--- START OF Dataset content ---

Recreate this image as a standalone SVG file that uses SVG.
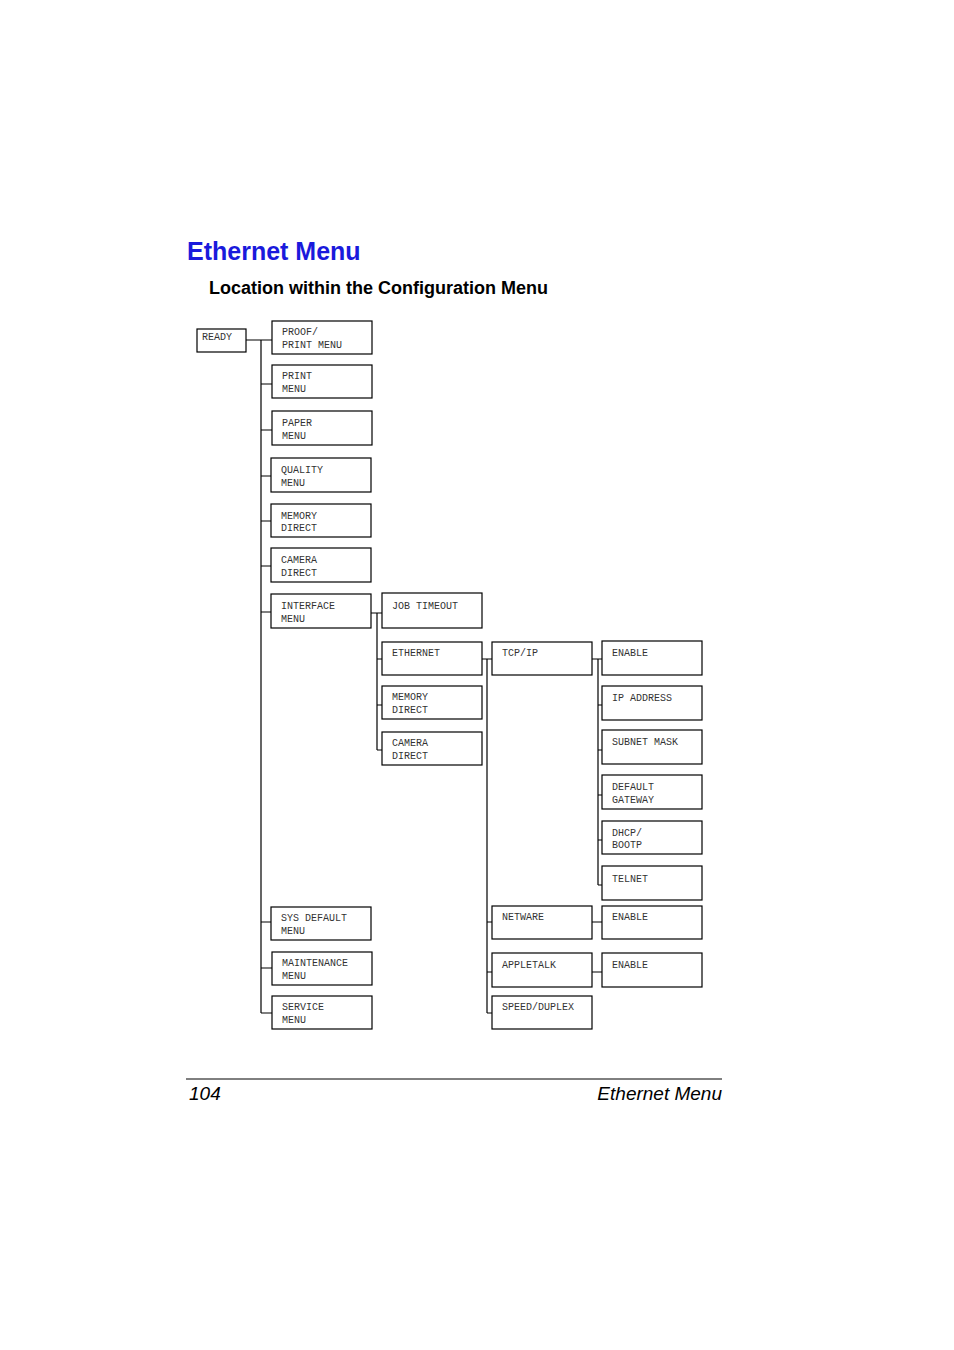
<svg xmlns="http://www.w3.org/2000/svg" width="954" height="1350" viewBox="0 0 954 1350">
<style>
.b{fill:#fff;stroke:#000;stroke-width:1.2}
.t{font-family:"Liberation Mono",monospace;font-size:10px;fill:#333}
.c{fill:none;stroke:#000;stroke-width:1.2}
</style>
<rect width="954" height="1350" fill="#fff"/>
<text x="187" y="260" font-family="Liberation Sans,sans-serif" font-weight="bold" font-size="25" fill="#1a1adc">Ethernet Menu</text>
<text x="209" y="294" font-family="Liberation Sans,sans-serif" font-weight="bold" font-size="18">Location within the Configuration Menu</text>
<g id="connectors" class="c">
<path d="M246 340H272M261 340V1013M261 384H272M261 430H272M261 476H271M261 521H271M261 566H271M261 612H271M261 922H271M261 968H272M261 1013H272"/>
<path d="M371 613H382M377 613V750M377 659H382M377 705H382M377 750H382"/>
<path d="M482 659H492M487 659V1013M487 922H492M487 972H492M487 1013H492"/>
<path d="M592 659H602M598 659V885M598 705H602M598 750H602M598 795H602M598 840H602M598 885H602"/>
<path d="M592 922H602M592 972H602"/>
</g>
<g id="ready"><rect class="b" x="197" y="329" width="49" height="23"/><text class="t" x="202" y="340">READY</text></g>
<g id="proof"><rect class="b" x="272" y="321" width="100" height="33"/><text class="t" x="282" y="335">PROOF/</text><text class="t" x="282" y="348">PRINT MENU</text></g>
<g id="print"><rect class="b" x="272" y="365" width="100" height="33"/><text class="t" x="282" y="379">PRINT</text><text class="t" x="282" y="392">MENU</text></g>
<g id="paper"><rect class="b" x="272" y="411" width="100" height="34"/><text class="t" x="282" y="426">PAPER</text><text class="t" x="282" y="439">MENU</text></g>
<g id="quality"><rect class="b" x="271" y="458" width="100" height="34"/><text class="t" x="281" y="473">QUALITY</text><text class="t" x="281" y="486">MENU</text></g>
<g id="memory"><rect class="b" x="271" y="504" width="100" height="33"/><text class="t" x="281" y="519">MEMORY</text><text class="t" x="281" y="531">DIRECT</text></g>
<g id="camera"><rect class="b" x="271" y="548" width="100" height="34"/><text class="t" x="281" y="563">CAMERA</text><text class="t" x="281" y="576">DIRECT</text></g>
<g id="interface"><rect class="b" x="271" y="594" width="100" height="34"/><text class="t" x="281" y="609">INTERFACE</text><text class="t" x="281" y="622">MENU</text></g>
<g id="sysdefault"><rect class="b" x="271" y="907" width="100" height="33"/><text class="t" x="281" y="921">SYS DEFAULT</text><text class="t" x="281" y="934">MENU</text></g>
<g id="maintenance"><rect class="b" x="272" y="952" width="100" height="33"/><text class="t" x="282" y="966">MAINTENANCE</text><text class="t" x="282" y="979">MENU</text></g>
<g id="service"><rect class="b" x="272" y="996" width="100" height="33"/><text class="t" x="282" y="1010">SERVICE</text><text class="t" x="282" y="1023">MENU</text></g>
<g id="jobtimeout"><rect class="b" x="382" y="593" width="100" height="35"/><text class="t" x="392" y="609">JOB TIMEOUT</text></g>
<g id="ethernet"><rect class="b" x="382" y="642" width="100" height="33"/><text class="t" x="392" y="656">ETHERNET</text></g>
<g id="memdirect"><rect class="b" x="382" y="686" width="100" height="33"/><text class="t" x="392" y="700">MEMORY</text><text class="t" x="392" y="713">DIRECT</text></g>
<g id="camdirect"><rect class="b" x="382" y="732" width="100" height="33"/><text class="t" x="392" y="746">CAMERA</text><text class="t" x="392" y="759">DIRECT</text></g>
<g id="tcpip"><rect class="b" x="492" y="642" width="100" height="33"/><text class="t" x="502" y="656">TCP/IP</text></g>
<g id="netware"><rect class="b" x="492" y="906" width="100" height="33"/><text class="t" x="502" y="920">NETWARE</text></g>
<g id="appletalk"><rect class="b" x="492" y="953" width="100" height="34"/><text class="t" x="502" y="968">APPLETALK</text></g>
<g id="speed"><rect class="b" x="492" y="996" width="100" height="33"/><text class="t" x="502" y="1010">SPEED/DUPLEX</text></g>
<g id="enable1"><rect class="b" x="602" y="641" width="100" height="34"/><text class="t" x="612" y="656">ENABLE</text></g>
<g id="ipaddress"><rect class="b" x="602" y="686" width="100" height="34"/><text class="t" x="612" y="701">IP ADDRESS</text></g>
<g id="subnet"><rect class="b" x="602" y="730" width="100" height="34"/><text class="t" x="612" y="745">SUBNET MASK</text></g>
<g id="gateway"><rect class="b" x="602" y="775" width="100" height="34"/><text class="t" x="612" y="790">DEFAULT</text><text class="t" x="612" y="803">GATEWAY</text></g>
<g id="dhcp"><rect class="b" x="602" y="821" width="100" height="33"/><text class="t" x="612" y="836">DHCP/</text><text class="t" x="612" y="848">BOOTP</text></g>
<g id="telnet"><rect class="b" x="602" y="866" width="100" height="34"/><text class="t" x="612" y="882">TELNET</text></g>
<g id="enable2"><rect class="b" x="602" y="906" width="100" height="33"/><text class="t" x="612" y="920">ENABLE</text></g>
<g id="enable3"><rect class="b" x="602" y="953" width="100" height="34"/><text class="t" x="612" y="968">ENABLE</text></g>
<line x1="186" y1="1079" x2="722" y2="1079" stroke="#000" stroke-width="1"/>
<text x="189" y="1100" font-family="Liberation Sans,sans-serif" font-style="italic" font-size="19">104</text>
<text x="722" y="1100" text-anchor="end" font-family="Liberation Sans,sans-serif" font-style="italic" font-size="19">Ethernet Menu</text>
</svg>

--- END OF Dataset content ---

> Exercise instructions
Copy every line above word for word and exclude the pictures.

> Full answer
Recreate this image as a standalone SVG file that uses SVG.
<svg xmlns="http://www.w3.org/2000/svg" width="954" height="1350" viewBox="0 0 954 1350">
<style>
.b{fill:#fff;stroke:#000;stroke-width:1.2}
.t{font-family:"Liberation Mono",monospace;font-size:10px;fill:#333}
.c{fill:none;stroke:#000;stroke-width:1.2}
</style>
<rect width="954" height="1350" fill="#fff"/>
<text x="187" y="260" font-family="Liberation Sans,sans-serif" font-weight="bold" font-size="25" fill="#1a1adc">Ethernet Menu</text>
<text x="209" y="294" font-family="Liberation Sans,sans-serif" font-weight="bold" font-size="18">Location within the Configuration Menu</text>
<g id="connectors" class="c">
<path d="M246 340H272M261 340V1013M261 384H272M261 430H272M261 476H271M261 521H271M261 566H271M261 612H271M261 922H271M261 968H272M261 1013H272"/>
<path d="M371 613H382M377 613V750M377 659H382M377 705H382M377 750H382"/>
<path d="M482 659H492M487 659V1013M487 922H492M487 972H492M487 1013H492"/>
<path d="M592 659H602M598 659V885M598 705H602M598 750H602M598 795H602M598 840H602M598 885H602"/>
<path d="M592 922H602M592 972H602"/>
</g>
<g id="ready"><rect class="b" x="197" y="329" width="49" height="23"/><text class="t" x="202" y="340">READY</text></g>
<g id="proof"><rect class="b" x="272" y="321" width="100" height="33"/><text class="t" x="282" y="335">PROOF/</text><text class="t" x="282" y="348">PRINT MENU</text></g>
<g id="print"><rect class="b" x="272" y="365" width="100" height="33"/><text class="t" x="282" y="379">PRINT</text><text class="t" x="282" y="392">MENU</text></g>
<g id="paper"><rect class="b" x="272" y="411" width="100" height="34"/><text class="t" x="282" y="426">PAPER</text><text class="t" x="282" y="439">MENU</text></g>
<g id="quality"><rect class="b" x="271" y="458" width="100" height="34"/><text class="t" x="281" y="473">QUALITY</text><text class="t" x="281" y="486">MENU</text></g>
<g id="memory"><rect class="b" x="271" y="504" width="100" height="33"/><text class="t" x="281" y="519">MEMORY</text><text class="t" x="281" y="531">DIRECT</text></g>
<g id="camera"><rect class="b" x="271" y="548" width="100" height="34"/><text class="t" x="281" y="563">CAMERA</text><text class="t" x="281" y="576">DIRECT</text></g>
<g id="interface"><rect class="b" x="271" y="594" width="100" height="34"/><text class="t" x="281" y="609">INTERFACE</text><text class="t" x="281" y="622">MENU</text></g>
<g id="sysdefault"><rect class="b" x="271" y="907" width="100" height="33"/><text class="t" x="281" y="921">SYS DEFAULT</text><text class="t" x="281" y="934">MENU</text></g>
<g id="maintenance"><rect class="b" x="272" y="952" width="100" height="33"/><text class="t" x="282" y="966">MAINTENANCE</text><text class="t" x="282" y="979">MENU</text></g>
<g id="service"><rect class="b" x="272" y="996" width="100" height="33"/><text class="t" x="282" y="1010">SERVICE</text><text class="t" x="282" y="1023">MENU</text></g>
<g id="jobtimeout"><rect class="b" x="382" y="593" width="100" height="35"/><text class="t" x="392" y="609">JOB TIMEOUT</text></g>
<g id="ethernet"><rect class="b" x="382" y="642" width="100" height="33"/><text class="t" x="392" y="656">ETHERNET</text></g>
<g id="memdirect"><rect class="b" x="382" y="686" width="100" height="33"/><text class="t" x="392" y="700">MEMORY</text><text class="t" x="392" y="713">DIRECT</text></g>
<g id="camdirect"><rect class="b" x="382" y="732" width="100" height="33"/><text class="t" x="392" y="746">CAMERA</text><text class="t" x="392" y="759">DIRECT</text></g>
<g id="tcpip"><rect class="b" x="492" y="642" width="100" height="33"/><text class="t" x="502" y="656">TCP/IP</text></g>
<g id="netware"><rect class="b" x="492" y="906" width="100" height="33"/><text class="t" x="502" y="920">NETWARE</text></g>
<g id="appletalk"><rect class="b" x="492" y="953" width="100" height="34"/><text class="t" x="502" y="968">APPLETALK</text></g>
<g id="speed"><rect class="b" x="492" y="996" width="100" height="33"/><text class="t" x="502" y="1010">SPEED/DUPLEX</text></g>
<g id="enable1"><rect class="b" x="602" y="641" width="100" height="34"/><text class="t" x="612" y="656">ENABLE</text></g>
<g id="ipaddress"><rect class="b" x="602" y="686" width="100" height="34"/><text class="t" x="612" y="701">IP ADDRESS</text></g>
<g id="subnet"><rect class="b" x="602" y="730" width="100" height="34"/><text class="t" x="612" y="745">SUBNET MASK</text></g>
<g id="gateway"><rect class="b" x="602" y="775" width="100" height="34"/><text class="t" x="612" y="790">DEFAULT</text><text class="t" x="612" y="803">GATEWAY</text></g>
<g id="dhcp"><rect class="b" x="602" y="821" width="100" height="33"/><text class="t" x="612" y="836">DHCP/</text><text class="t" x="612" y="848">BOOTP</text></g>
<g id="telnet"><rect class="b" x="602" y="866" width="100" height="34"/><text class="t" x="612" y="882">TELNET</text></g>
<g id="enable2"><rect class="b" x="602" y="906" width="100" height="33"/><text class="t" x="612" y="920">ENABLE</text></g>
<g id="enable3"><rect class="b" x="602" y="953" width="100" height="34"/><text class="t" x="612" y="968">ENABLE</text></g>
<line x1="186" y1="1079" x2="722" y2="1079" stroke="#000" stroke-width="1"/>
<text x="189" y="1100" font-family="Liberation Sans,sans-serif" font-style="italic" font-size="19">104</text>
<text x="722" y="1100" text-anchor="end" font-family="Liberation Sans,sans-serif" font-style="italic" font-size="19">Ethernet Menu</text>
</svg>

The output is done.